Red Hat CEO Proposes Non-Profit Organization to Help Schools

Commercial Linux vendor Red Hat Inc., Durham, N.C. wants to establish a non-profit organization that would introduce Linux and open source software to the education market.

Commercial Linux vendor Red Hat Inc., Durham, N.C. wants to establish a non-profit organization that would introduce Linux and open source software to the education market.

Speaking Aug. 30 at the LinuxWorld 2001 conference in San Francisco, Red Hat president and CEO Matthew J. Szulik said he would like to set up an organization modeled after the Civilian Conservation Corp. The CCC, as it was know, was a government effort during the Depression to provide jobs for Americans through improving and conserving the nation's natural resources.

In the organization proposed by Szulik, public educators and local school boards can work together to improve the quality of local technical education, bypassing proprietary, high-cost vendors, he said.

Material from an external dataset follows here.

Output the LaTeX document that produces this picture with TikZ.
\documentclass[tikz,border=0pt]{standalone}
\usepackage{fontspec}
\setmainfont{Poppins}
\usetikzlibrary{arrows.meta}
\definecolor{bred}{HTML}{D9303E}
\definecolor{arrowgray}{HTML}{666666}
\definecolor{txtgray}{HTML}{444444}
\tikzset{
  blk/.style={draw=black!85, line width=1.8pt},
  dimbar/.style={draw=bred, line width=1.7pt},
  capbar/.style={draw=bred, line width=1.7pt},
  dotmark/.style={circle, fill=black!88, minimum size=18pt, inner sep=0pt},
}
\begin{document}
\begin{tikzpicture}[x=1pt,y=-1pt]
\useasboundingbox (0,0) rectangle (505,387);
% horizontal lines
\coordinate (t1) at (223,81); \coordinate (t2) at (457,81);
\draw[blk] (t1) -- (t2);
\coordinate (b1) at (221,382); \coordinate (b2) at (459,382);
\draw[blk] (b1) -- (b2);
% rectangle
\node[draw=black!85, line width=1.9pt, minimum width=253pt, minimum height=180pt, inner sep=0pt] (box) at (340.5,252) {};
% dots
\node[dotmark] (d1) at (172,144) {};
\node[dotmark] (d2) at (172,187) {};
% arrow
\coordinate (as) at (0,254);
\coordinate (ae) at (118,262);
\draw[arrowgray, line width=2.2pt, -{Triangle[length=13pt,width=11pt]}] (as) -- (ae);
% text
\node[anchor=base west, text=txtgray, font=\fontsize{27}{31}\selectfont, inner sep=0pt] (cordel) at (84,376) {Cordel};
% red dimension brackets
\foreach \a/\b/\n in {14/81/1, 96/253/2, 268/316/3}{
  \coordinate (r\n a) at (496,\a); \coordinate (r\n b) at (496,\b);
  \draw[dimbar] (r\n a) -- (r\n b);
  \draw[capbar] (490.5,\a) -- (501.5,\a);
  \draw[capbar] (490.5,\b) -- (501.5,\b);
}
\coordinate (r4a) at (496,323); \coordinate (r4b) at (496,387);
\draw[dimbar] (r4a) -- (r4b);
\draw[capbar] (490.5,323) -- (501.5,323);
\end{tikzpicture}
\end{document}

Szulik also railed against "proprietary software" vendors who "approach our schools as a marketplace, not as a responsibility."

"By extending their lock on the educational system, proprietary software vendors have restricted choice, institutionalized inefficiency, and imposed artificially high prices--often disguised as discounts," he said.

He contrasted the proprietary model with the open source community, where developers freely share program code, which have resulted in such projects as the K12 Linux Terminal Server Project, which recently released free ready-to-run Linux server software designed for schools.

Szulik said Red Hat's non-profit would accomplish four goals:

1. Make educational buying processes more open to open source-based solutions;

2. Target the "neediest schools ... not already locked-in by restrictive, proprietary software licenses";

3. Create a hardware exchange;

4. Create and share educational applications.

Red Hat is not the first Linux-based distributor to take an interest the education market. In April 2001, SuSE Linux AG, Nuremberg, Germany offered 2,000 free copies of its Linux version for distribution to U.S. high schools.